The vacuum layer is the functional core of the system. Its impact can be quantified by examining how it disrupts each heat transfer mode.

Convection elimination is the most significant effect. At atmospheric pressure, air conducts heat at approximately 0.024 W/m·K. In a near-vacuum, this value approaches zero. Without air molecules to circulate, convective heat loss drops by over 95% compared to air-filled double-wall designs.

Conduction reduction occurs because the inner and outer walls are no longer directly connected across their surface area. Heat can only conduct through limited structural bridges—typically the rim weld and base support. This drastically reduces the effective conduction cross-section.

Radiative heat transfer remains, but it is mitigated by surface engineering. Polished stainless steel reflects over 90% of infrared radiation. Some manufacturers further enhance this effect using copper or aluminum coatings on internal surfaces, reducing radiative loss by an additional 5–10%.

In controlled lab conditions, vacuum insulation can reduce total heat transfer rates by a factor of 10 to 15 compared to single-wall containers.


V. Why Stainless Steel Is Almost Always Used

Stainless steel is not chosen because it is a superior thermal insulator. In fact, it conducts heat far more readily than plastic or glass. Its selection is driven by structural, chemical, and manufacturing constraints.

First, stainless steel offers high tensile strength, allowing thin walls to withstand atmospheric pressure once the vacuum is sealed. A vacuum-insulated bottle experiences continuous inward force of approximately 101 kPa across its surface. Weaker materials would deform or collapse over time.

Second, stainless steel is highly weldable, enabling airtight seals that can maintain a vacuum for years. Vacuum failure rates below 1% over five years are achievable with proper welding techniques.

Third, stainless steel provides corrosion resistance and food safety, maintaining structural integrity even under thermal cycling between near-freezing and boiling temperatures.

The insulation performance comes from the vacuum, not the metal. Stainless steel simply makes the vacuum stable, durable, and manufacturable at scale.


VI. The Role of the Lid: The Weakest Link in Insulation

Even the best vacuum-insulated body cannot outperform its lid. Empirical testing consistently shows that the lid is responsible for the majority of heat loss in insulated drinkware.

Unlike the body, lids cannot be vacuum-insulated. They contain openings, seals, and moving components. Heat escapes through conduction across plastic materials, convection through air gaps, and direct vapor exchange when opened.

Thermal imaging studies indicate that 60–70% of total heat loss in vacuum-insulated tumblers occurs at the lid. A poorly sealed lid can reduce effective heat retention time by 30–40%, even if the bottle body performs optimally.

This explains why two bottles with identical vacuum insulation claims may perform very differently in real use. Lid design, seal quality, and opening frequency matter more than wall thickness or advertised insulation time.

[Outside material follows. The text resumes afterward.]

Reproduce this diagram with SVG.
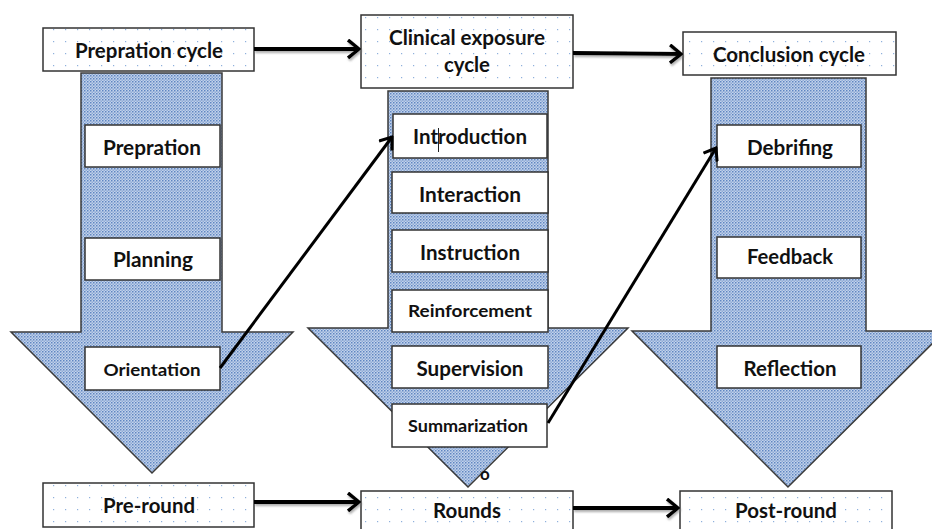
<svg xmlns="http://www.w3.org/2000/svg" width="932" height="529" viewBox="0 0 932 529">
<defs>
  <pattern id="tex" width="3" height="3" patternUnits="userSpaceOnUse">
    <rect width="3" height="3" fill="#c3d3ea"/>
    <rect x="0" y="0" width="1.5" height="1.5" fill="#5f86c2"/>
    <rect x="1.5" y="1.5" width="1.5" height="1.5" fill="#8eaad6"/>
  </pattern>
  <pattern id="dots" width="12" height="12" patternUnits="userSpaceOnUse">
    <rect width="12" height="12" fill="#fff"/>
    <rect x="5" y="5" width="1.2" height="1.2" fill="#8fb0dc"/>
  </pattern>
  <marker id="chev" viewBox="0 0 14 20" refX="12" refY="10" markerWidth="14" markerHeight="20" markerUnits="userSpaceOnUse" orient="auto">
    <path d="M1,1 L12,10 L1,19" fill="none" stroke="#000" stroke-width="3.5" stroke-linejoin="miter"/>
  </marker>
  <marker id="chev2" viewBox="0 0 14 18" refX="12" refY="9" markerWidth="14" markerHeight="18" markerUnits="userSpaceOnUse" orient="auto">
    <path d="M1,1 L12,9 L1,17" fill="none" stroke="#000" stroke-width="3"/>
  </marker>
  <filter id="sh" x="-10%" y="-50%" width="120%" height="200%">
    <feDropShadow dx="1" dy="2" stdDeviation="1.2" flood-color="#777" flood-opacity="0.6"/>
  </filter>
</defs>
<style>
  .arrow { fill: url(#tex); stroke: #3a3a3a; stroke-width: 1.5; }
  .box { fill: #fff; stroke: #333; stroke-width: 1.5; }
  .dbox { fill: url(#dots); stroke: #333; stroke-width: 1.5; }
  text { font-family: Lato, "Open Sans", "Liberation Sans", sans-serif; font-weight: 700; fill: #111; text-anchor: middle; }
  .big { font-size: 20px; }
  .sm { font-size: 17px; }
  .conn { stroke: #000; fill: none; }
</style>

<g id="arrow-left">
  <path class="arrow" d="M81,73 L222,73 L222,332 L293,332 L152,473 L11,332 L81,332 Z"/>
</g>
<g id="arrow-middle">
  <path class="arrow" d="M388,91 L548,91 L548,328 L628,328 L468,487 L308,328 L388,328 Z"/>
</g>
<g id="arrow-right">
  <path class="arrow" d="M711,78 L866,78 L866,331 L945,331 L788,487 L632,331 L711,331 Z"/>
</g>

<g id="prep-cycle">
  <rect class="dbox" x="43" y="28" width="211" height="43"/>
  <text class="big" x="149" y="58" textLength="148" lengthAdjust="spacingAndGlyphs">Prepration cycle</text>
</g>
<g id="clinical-cycle">
  <rect class="dbox" x="361" y="15" width="212" height="73"/>
  <text class="big" x="467" y="45" textLength="156" lengthAdjust="spacingAndGlyphs">Clinical exposure</text>
  <text class="big" x="467" y="72" textLength="46" lengthAdjust="spacingAndGlyphs">cycle</text>
</g>
<g id="conclusion-cycle">
  <rect class="dbox" x="683" y="32" width="213" height="43"/>
  <text class="big" x="789" y="62" textLength="152" lengthAdjust="spacingAndGlyphs">Conclusion cycle</text>
</g>

<g id="prepration">
  <rect class="box" x="85" y="125" width="135" height="42"/>
  <text class="big" x="152" y="155" textLength="98" lengthAdjust="spacingAndGlyphs">Prepration</text>
</g>
<g id="planning">
  <rect class="box" x="85" y="238" width="135" height="42"/>
  <text class="big" x="153" y="267" textLength="80" lengthAdjust="spacingAndGlyphs">Planning</text>
</g>
<g id="orientation">
  <rect class="box" x="85" y="347" width="135" height="43"/>
  <text class="sm" x="152" y="376" textLength="97" lengthAdjust="spacingAndGlyphs">Orientation</text>
</g>

<g id="introduction">
  <rect class="box" x="393" y="114" width="154" height="44"/>
  <text class="big" x="470" y="144" textLength="114" lengthAdjust="spacingAndGlyphs">Introduction</text>
  <line x1="438.5" y1="128" x2="438.5" y2="152" stroke="#222" stroke-width="1"/>
</g>
<g id="interaction">
  <rect class="box" x="392" y="172" width="156" height="41"/>
  <text class="big" x="470" y="202" textLength="102" lengthAdjust="spacingAndGlyphs">Interaction</text>
</g>
<g id="instruction">
  <rect class="box" x="392" y="230" width="156" height="42"/>
  <text class="big" x="470" y="260" textLength="100" lengthAdjust="spacingAndGlyphs">Instruction</text>
</g>
<g id="reinforcement">
  <rect class="box" x="392" y="290" width="156" height="42"/>
  <text class="sm" x="470" y="317" textLength="124" lengthAdjust="spacingAndGlyphs">Reinforcement</text>
</g>
<g id="supervision">
  <rect class="box" x="392" y="346" width="156" height="42"/>
  <text class="big" x="470" y="376" textLength="107" lengthAdjust="spacingAndGlyphs">Supervision</text>
</g>
<g id="summarization">
  <rect class="box" x="392" y="404" width="155" height="43"/>
  <text class="sm" x="468" y="432" textLength="120" lengthAdjust="spacingAndGlyphs">Summarization</text>
</g>
<g id="stray-o">
  <text x="485" y="480" style="font-size:17px">o</text>
</g>

<g id="debrifing">
  <rect class="box" x="717" y="125" width="144" height="42"/>
  <text class="big" x="790" y="155" textLength="86" lengthAdjust="spacingAndGlyphs">Debrifing</text>
</g>
<g id="feedback">
  <rect class="box" x="717" y="237" width="144" height="41"/>
  <text class="big" x="790" y="264" textLength="86" lengthAdjust="spacingAndGlyphs">Feedback</text>
</g>
<g id="reflection">
  <rect class="box" x="717" y="346" width="144" height="42"/>
  <text class="big" x="790" y="376" textLength="93" lengthAdjust="spacingAndGlyphs">Reflection</text>
</g>

<g id="pre-round">
  <rect class="dbox" x="43" y="483" width="211" height="44"/>
  <text class="big" x="149" y="513" textLength="92" lengthAdjust="spacingAndGlyphs">Pre-round</text>
</g>
<g id="rounds">
  <rect class="dbox" x="361" y="491" width="212" height="44"/>
  <text class="big" x="467" y="518" textLength="68" lengthAdjust="spacingAndGlyphs">Rounds</text>
</g>
<g id="post-round">
  <rect class="dbox" x="680" y="491" width="212" height="44"/>
  <text class="big" x="786" y="518" textLength="102" lengthAdjust="spacingAndGlyphs">Post-round</text>
</g>

<g id="connectors">
  <g filter="url(#sh)">
    <line class="conn" x1="254" y1="49" x2="359" y2="49" stroke-width="4" marker-end="url(#chev)"/>
    <line class="conn" x1="573" y1="53" x2="681" y2="54" stroke-width="4" marker-end="url(#chev)"/>
    <line class="conn" x1="254" y1="502" x2="359" y2="502" stroke-width="4" marker-end="url(#chev)"/>
    <line class="conn" x1="573" y1="508" x2="678" y2="508" stroke-width="4" marker-end="url(#chev)"/>
  </g>
  <line class="conn" x1="220" y1="368" x2="392" y2="137" stroke-width="3" marker-end="url(#chev2)"/>
  <line class="conn" x1="548" y1="423" x2="716" y2="148" stroke-width="3" marker-end="url(#chev2)"/>
</g>
</svg>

VII. How Long Can Vacuum Insulation Actually Keep Drinks Hot or Cold

Manufacturers often advertise heat retention figures such as “12 hours hot” or “24 hours cold.” These numbers are typically measured under controlled conditions: full volume, sealed lid, minimal disturbance, and stable ambient temperature.

In real-world use, performance depends on several quantifiable factors:

Initial liquid temperature: Higher starting temperatures increase absolute heat loss but not necessarily the rate.
Fill level: A partially filled bottle contains more air, increasing internal convection when opened.
Ambient temperature: Cold environments increase temperature gradients and accelerate heat loss.
Usage behavior: Opening frequency can double total heat loss over time.

Under typical indoor conditions, high-quality vacuum-insulated tumblers demonstrate heat loss rates of 1–2°C per hour for hot liquids and maintain cold drinks below 5°C for 18–24 hours.

Outdoor conditions can reduce performance by 30–50%, especially in cold or windy environments.


VIII. Common Misunderstandings About Vacuum Insulated Tumblers

Several misconceptions persist around vacuum insulation.

One is the belief that vacuum insulation “stops heat loss.” It does not. It slows heat transfer significantly but cannot eliminate it.

Another is assuming that an exterior that remains cool indicates no internal heat loss. In reality, the cool exterior simply reflects reduced conduction—not internal temperature stability.

Perhaps the most critical misunderstanding is that vacuum insulation is repairable. Once the vacuum seal is compromised—through impact, corrosion, or manufacturing defect—performance loss is permanent. A failed vacuum layer reverts the container to near single-wall performance levels.


IX. When Double-Wall Vacuum Insulation Makes the Most Sense

Vacuum insulation delivers the highest value in scenarios requiring extended temperature control.

These include long commutes, outdoor activities, office use over multiple hours, and situations where repeated reheating or refilling is impractical. For short-term use, such as consuming a beverage within 30 minutes, simpler designs may be sufficient.

Understanding the trade-offs allows users to select insulation systems based on functional needs rather than marketing language.


X. Conclusion: Vacuum Insulation Is Simple Physics, Done Well

Double-wall vacuum insulation succeeds not because it is complex, but because it applies fundamental physics with precision. By removing air, limiting conductive pathways, and managing radiative loss, it creates a stable thermal system with predictable outcomes.

Its effectiveness depends less on slogans and more on execution: vacuum quality, structural integrity, lid design, and realistic use conditions. When these elements align, vacuum insulation delivers measurable, repeatable performance grounded in science—not promises.

In the end, vacuum insulation is not a mystery. It is engineering discipline, scaled for everyday use.